Running the Inspector¶

This page covers the practical workflow: how to run the inspector, what it produces, and how the rest of Dataface uses the cached output.

What the inspector does¶

The inspector profiles database tables and writes the results to target/inspect.json. That artifact is then reused by:

the dft inspect CLI
inspect dashboards and HTML output
MCP catalog() responses
AI schema context generation
compile-time fanout warnings

In practice, the inspector is both a profiling tool and a cache-builder for the rest of the product.

Common commands¶

Profile every table¶

dft inspect

When dft inspect is run without a subcommand, it profiles all discovered tables and then performs post-processing across the catalog:

relationship detection
join multiplicity enrichment
fanout risk scoring
dbt description baking

Useful variants:

dft inspect --schema analytics
dft inspect --include 'stg_*'
dft inspect --exclude '_dbt_*'
dft inspect --connection ./warehouse.duckdb

Profile one table¶

dft inspect table orders

Useful variants:

dft inspect table orders --schema analytics
dft inspect table orders --dialect postgres --connection 'postgresql://...'
dft inspect table orders --format json
dft inspect table orders --format html
dft inspect table orders --force

Profile a CSV file¶

dft inspect table ./data/orders.csv

CSV paths are loaded into an ephemeral DuckDB automatically. You should not pass --connection or --dialect in this mode.

Audit context readiness¶

dft inspect audit

This reads target/inspect.json and reports how complete the catalog is for AI use, including coverage for:

descriptions
semantic typing
grain detection
relationship detection

Customize inspect dashboards¶

dft inspect templates
dft inspect eject model
dft inspect validate-templates

Template customization is documented separately in Inspect Template Customization.

Connection behavior¶

If you run the inspector inside a dbt project and do not pass --connection, Dataface tries to auto-detect the connection from dbt_project.yml and profiles.yml.
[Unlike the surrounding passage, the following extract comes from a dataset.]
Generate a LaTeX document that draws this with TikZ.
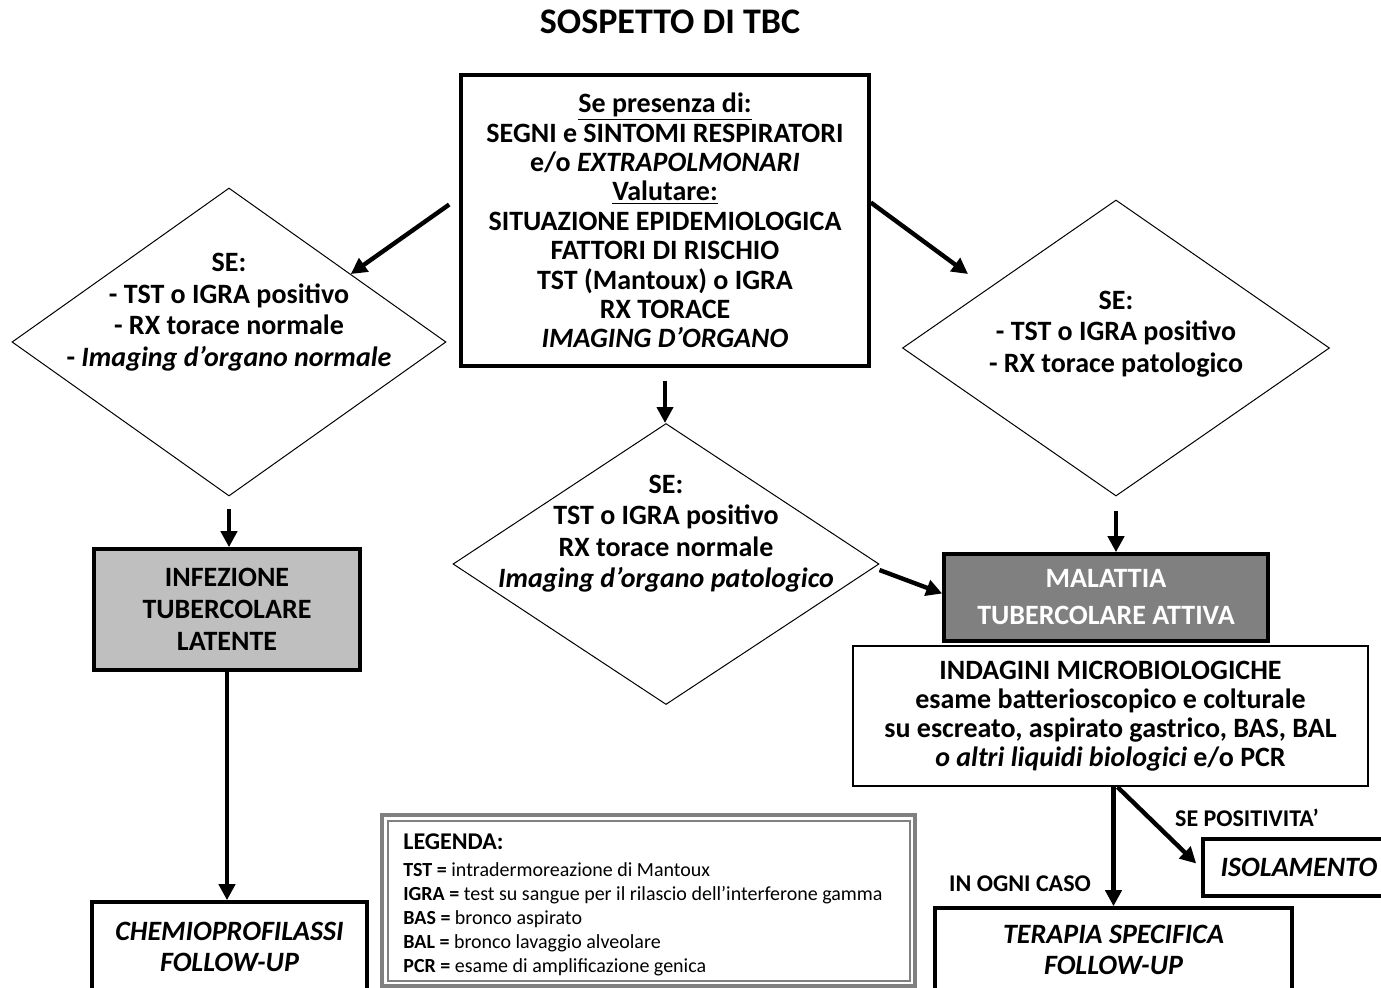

If there is no dbt context, pass the connection details explicitly:

dft inspect table orders --dialect duckdb --connection ./warehouse.duckdb
dft inspect table orders --dialect postgres --connection 'postgresql://user:pass@host/db'

Output formats¶

Terminal¶

Default mode. Profiles the table, saves it to target/inspect.json, and prints a compact summary in the terminal.

dft inspect table orders

JSON¶

Returns the single-table JSON payload directly to stdout instead of saving a dashboard HTML page.

dft inspect table orders --format json

HTML¶

Renders the inspect view as a Dataface dashboard using the same underlying profile artifact.

dft inspect table orders --format html --theme light

The cache artifact¶

The default output path is:

target/inspect.json

This file is the shared contract between the inspector and downstream consumers. It stores:

one entry per profiled table
the raw profile output
baked relationship metadata
baked dbt descriptions

The artifact is incremental. Re-running the inspector updates only the tables that changed.

Staleness and `--force`¶

Single-table profiling uses a staleness check. If a table is already up to date, Dataface skips the work:

dft inspect table orders

To bypass the staleness check and re-profile anyway:

dft inspect table orders --force

This matters when:

the underlying table changed but the local cache has not been refreshed yet
you changed profiler logic and want to rebuild old profiles
you want to regenerate downstream relationship or description metadata

When other surfaces will profile versus reuse cache¶

Not every consumer profiles tables automatically.

dft inspect profiles and writes cache entries.
catalog(table='orders') prefers cached data.
catalog(table='orders') does not auto-profile on a cache miss.
catalog(table='orders', force_refresh=True) profiles immediately.
get_schema_context() prefers cached profiles, but falls back to live schema introspection when no cached profile exists.

That split is intentional:

profiling can be expensive
cached context is stable and reusable
schema browsing should still work even before a full profiling run

Recommended workflow¶

For a project that is actively being explored:

Run dft inspect to build the catalog cache.
Run dft inspect audit to see where context is thin.
Add or improve dbt descriptions in models/**/schema.yml.
Re-run dft inspect so the cache bakes in updated descriptions and relationships.
Use catalog() and AI features on top of the cached context.

If you only care about one model, use dft inspect table <name> first and expand to the full catalog later.